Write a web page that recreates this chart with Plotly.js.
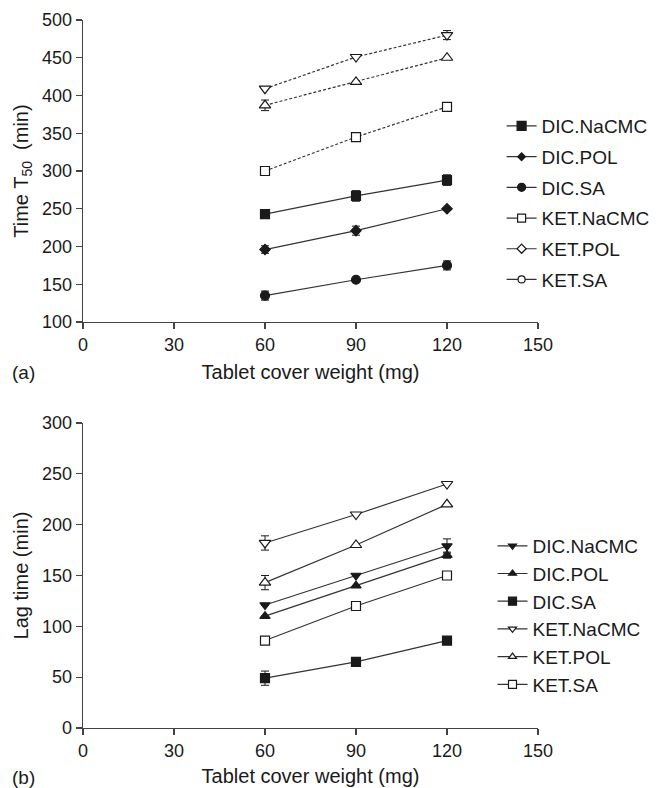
<!DOCTYPE html>
<html>
<head>
<meta charset="utf-8">
<script src="https://cdn.plot.ly/plotly-3.0.1.min.js"></script>
<style>html,body{margin:0;padding:0;background:#fff}#chart{width:661px;height:788px}</style>
</head>
<body>
<div id="chart"></div>
<script>
// ---- data ----
const weights = [60, 90, 120];

// (a) Time T50 (min)
const t50_DIC_NaCMC = [243, 267, 288];
const t50_DIC_NaCMC_err = [0, 7, 7];
const t50_DIC_POL = [196, 221, 250];
const t50_DIC_POL_err = [5, 6, 0];
const t50_DIC_SA = [135, 156, 175];
const t50_DIC_SA_err = [6, 0, 6];
const t50_KET_NaCMC = [409, 451, 480];
const t50_KET_NaCMC_err = [0, 0, 6];
const t50_KET_POL = [387, 418, 450];
const t50_KET_POL_err = [7, 0, 0];
const t50_KET_SA = [300, 345, 385];
const t50_KET_SA_err = [0, 0, 0];

// (b) Lag time (min)
const lag_DIC_NaCMC = [121, 150, 179];
const lag_DIC_NaCMC_err = [0, 0, 7];
const lag_DIC_POL = [110, 140, 170];
const lag_DIC_POL_err = [0, 0, 3];
const lag_DIC_SA = [49, 65, 86];
const lag_DIC_SA_err = [7, 0, 0];
const lag_KET_NaCMC = [182, 210, 240];
const lag_KET_NaCMC_err = [7, 0, 0];
const lag_KET_POL = [143, 180, 220];
const lag_KET_POL_err = [7, 0, 0];
const lag_KET_SA = [86, 120, 150];
const lag_KET_SA_err = [0, 0, 0];

const seriesNames = ['DIC.NaCMC', 'DIC.POL', 'DIC.SA', 'KET.NaCMC', 'KET.POL', 'KET.SA'];
const xTicks = [0, 30, 60, 90, 120, 150];

// ---- styling helpers ----
const INK = '#1a1a1a';
const LINE = '#333333';

function series(x, y, err, name, symbol, filled, size, dash, xa, ya, legend) {
  return {
    type: 'scatter', mode: 'lines+markers', x: x, y: y, name: name,
    xaxis: xa, yaxis: ya, legend: legend, showlegend: false,
    line: {color: LINE, width: 1.2, dash: dash},
    marker: {symbol: symbol, size: size, color: filled ? INK : '#ffffff',
             line: {color: INK, width: 1.2}},
    error_y: {type: 'data', array: err, visible: true, color: INK, thickness: 1, width: 4},
    cliponaxis: false
  };
}
function legendItem(name, symbol, filled, size, legend, xa, ya) {
  return {
    type: 'scatter', mode: 'lines+markers', x: [null], y: [null], name: name,
    xaxis: xa, yaxis: ya, legend: legend, legendgroup: legend + name, showlegend: true,
    line: {color: LINE, width: 1.2},
    marker: {symbol: symbol, size: size, color: filled ? INK : '#ffffff',
             line: {color: INK, width: 1.2}}
  };
}

const traces = [
  // panel (a) data
  series(weights, t50_DIC_NaCMC, t50_DIC_NaCMC_err, seriesNames[0], 'square', true, 9, 'solid', 'x', 'y', 'legend'),
  series(weights, t50_DIC_POL, t50_DIC_POL_err, seriesNames[1], 'diamond', true, 8, 'solid', 'x', 'y', 'legend'),
  series(weights, t50_DIC_SA, t50_DIC_SA_err, seriesNames[2], 'circle', true, 9, 'solid', 'x', 'y', 'legend'),
  series(weights, t50_KET_NaCMC, t50_KET_NaCMC_err, seriesNames[3], 'triangle-down', false, 10, '3px,2px', 'x', 'y', 'legend'),
  series(weights, t50_KET_POL, t50_KET_POL_err, seriesNames[4], 'triangle-up', false, 10, '3px,2px', 'x', 'y', 'legend'),
  series(weights, t50_KET_SA, t50_KET_SA_err, seriesNames[5], 'square', false, 9, '3px,2px', 'x', 'y', 'legend'),
  // panel (a) legend keys as printed
  legendItem(seriesNames[0], 'square', true, 9, 'legend', 'x', 'y'),
  legendItem(seriesNames[1], 'diamond', true, 6, 'legend', 'x', 'y'),
  legendItem(seriesNames[2], 'circle', true, 8, 'legend', 'x', 'y'),
  legendItem(seriesNames[3], 'square', false, 8, 'legend', 'x', 'y'),
  legendItem(seriesNames[4], 'diamond', false, 7, 'legend', 'x', 'y'),
  legendItem(seriesNames[5], 'circle', false, 7, 'legend', 'x', 'y'),
  // panel (b) data
  series(weights, lag_DIC_NaCMC, lag_DIC_NaCMC_err, seriesNames[0], 'triangle-down', true, 9, 'solid', 'x2', 'y2', 'legend2'),
  series(weights, lag_DIC_POL, lag_DIC_POL_err, seriesNames[1], 'triangle-up', true, 9, 'solid', 'x2', 'y2', 'legend2'),
  series(weights, lag_DIC_SA, lag_DIC_SA_err, seriesNames[2], 'square', true, 9, 'solid', 'x2', 'y2', 'legend2'),
  series(weights, lag_KET_NaCMC, lag_KET_NaCMC_err, seriesNames[3], 'triangle-down', false, 10, 'solid', 'x2', 'y2', 'legend2'),
  series(weights, lag_KET_POL, lag_KET_POL_err, seriesNames[4], 'triangle-up', false, 10, 'solid', 'x2', 'y2', 'legend2'),
  series(weights, lag_KET_SA, lag_KET_SA_err, seriesNames[5], 'square', false, 9, 'solid', 'x2', 'y2', 'legend2'),
  // panel (b) legend keys
  legendItem(seriesNames[0], 'triangle-down', true, 7, 'legend2', 'x2', 'y2'),
  legendItem(seriesNames[1], 'triangle-up', true, 7, 'legend2', 'x2', 'y2'),
  legendItem(seriesNames[2], 'square', true, 8, 'legend2', 'x2', 'y2'),
  legendItem(seriesNames[3], 'triangle-down', false, 7, 'legend2', 'x2', 'y2'),
  legendItem(seriesNames[4], 'triangle-up', false, 7, 'legend2', 'x2', 'y2'),
  legendItem(seriesNames[5], 'square', false, 8, 'legend2', 'x2', 'y2')
];

const FONT = {family: '"Liberation Sans", Arial, sans-serif', size: 18, color: INK};
const TITLE_FONT = {family: '"Liberation Sans", Arial, sans-serif', size: 20, color: INK};
const axisCommon = {
  showline: true, linecolor: '#444', linewidth: 1.3, mirror: false,
  ticks: 'outside', ticklen: 6, tickwidth: 1.3, tickcolor: '#444',
  showgrid: false, zeroline: false, tickfont: {size: 18, color: INK},
  fixedrange: true, automargin: false
};

const layout = {
  width: 661, height: 788,
  margin: {l: 83, r: 123, t: 20, b: 60, autoexpand: false},
  paper_bgcolor: '#ffffff', plot_bgcolor: '#ffffff',
  font: FONT,
  showlegend: true,
  xaxis: Object.assign({}, axisCommon, {
    domain: [0, 1], anchor: 'y', range: [0, 150], tickvals: xTicks,
    title: {text: 'Tablet cover weight (mg)', font: TITLE_FONT, standoff: 11}
  }),
  yaxis: Object.assign({}, axisCommon, {
    domain: [0.5734, 1], anchor: 'x', range: [100, 500], dtick: 50,
    title: {text: 'Time T<sub>50</sub>  (min)', font: TITLE_FONT, standoff: 8}
  }),
  xaxis2: Object.assign({}, axisCommon, {
    domain: [0, 1], anchor: 'y2', range: [0, 150], tickvals: xTicks,
    title: {text: 'Tablet cover weight (mg)', font: TITLE_FONT, standoff: 9}
  }),
  yaxis2: Object.assign({}, axisCommon, {
    domain: [0, 0.4308], anchor: 'x2', range: [0, 300], dtick: 50,
    title: {text: 'Lag time (min)', font: TITLE_FONT, standoff: 8}
  }),
  legend: {
    x: 0.92, xanchor: 'left', y: 0.877, yanchor: 'top',
    font: {size: 19, color: INK}, traceorder: 'grouped', tracegroupgap: 3,
    bgcolor: 'rgba(0,0,0,0)', borderwidth: 0, itemwidth: 30
  },
  legend2: {
    x: 0.90, xanchor: 'left', y: 0.284, yanchor: 'top',
    font: {size: 19, color: INK}, traceorder: 'grouped', tracegroupgap: 0,
    bgcolor: 'rgba(0,0,0,0)', borderwidth: 0, itemwidth: 30
  },
  annotations: [
    {text: '(a)', xref: 'paper', yref: 'paper', x: -0.161, y: 0.5734, yshift: -50,
     xanchor: 'left', yanchor: 'middle', showarrow: false, font: {size: 19, color: INK}},
    {text: '(b)', xref: 'paper', yref: 'paper', x: -0.161, y: 0, yshift: -49,
     xanchor: 'left', yanchor: 'middle', showarrow: false, font: {size: 19, color: INK}}
  ]
};

Plotly.newPlot('chart', traces, layout, {displayModeBar: false, staticPlot: true});
</script>
</body>
</html>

• _Short task_: Select, from the listing, all lines that include the word "chart".

• _Written solution_:
Write a web page that recreates this chart with Plotly.js.
<style>html,body{margin:0;padding:0;background:#fff}#chart{width:661px;height:788px}</style>
<div id="chart"></div>
Plotly.newPlot('chart', traces, layout, {displayModeBar: false, staticPlot: true});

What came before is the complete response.